Né meritevole di pregio appare l’ulteriore osservazione della opponente che richiama il giudicato della Corte di appello di Messina a sostegno dell’esclusione di ogni responsabilità patrimoniale nei confronti dell’Amministrazione. La sentenza invocata ha invero escluso la corresponsabilità della cooperativa concessionaria per l’occupazione appropriativa nei confronti dei proprietari della aree occupate ed irreversibilmente trasformate, ma non ha affrontato la distinta questione della rivalsa dell’Amministrazione nei riguardi della concessionaria, sulla quale è stato chiamato a pronunciarsi il Collegio.

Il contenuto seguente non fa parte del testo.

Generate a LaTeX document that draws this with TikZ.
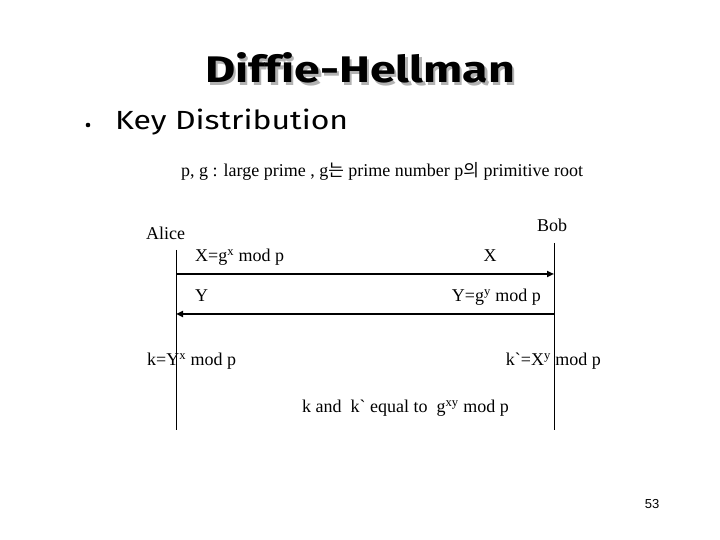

In sintesi, l’opposizione si appalesa infondata, dovendosi riconoscere il diritto del Comune di Siracusa, che ha documentato di avere pagato per l’acquisizione delle aree oggetto della cessione del diritto di superficie l’importo complessivo di euro 509.086,94, di rivalersi nei confronti della cooperativa opponente. Ne consegue la conferma integrale del decreto ingiuntivo opposto.
8. La natura delle questioni affrontate costituisce giusto motivo di compensazione integrale di spese, diritti ed onorari di giudizio.
P.Q.M.
Il Tribunale Amministrativo Regionale per la Sicilia - Sezione staccata di Catania - Sez. I. – respinge l’opposizione proposta con il ricorso in epigrafe e conferma integralmente il decreto ingiuntivo opposto.
Compensa integralmente spese, diritti ed onorari di giudizio.
Ordina che la presente sentenza sia eseguita dall’Autorità amministrativa.
Così deciso in Catania, nella camera di consiglio del 13 maggio 2003.
L’Estensore Il Presidente
Il Segretario
Depositata nella Segreteria del T.A.R.- Sez. di Catania in data 10 GIUGNO 2003.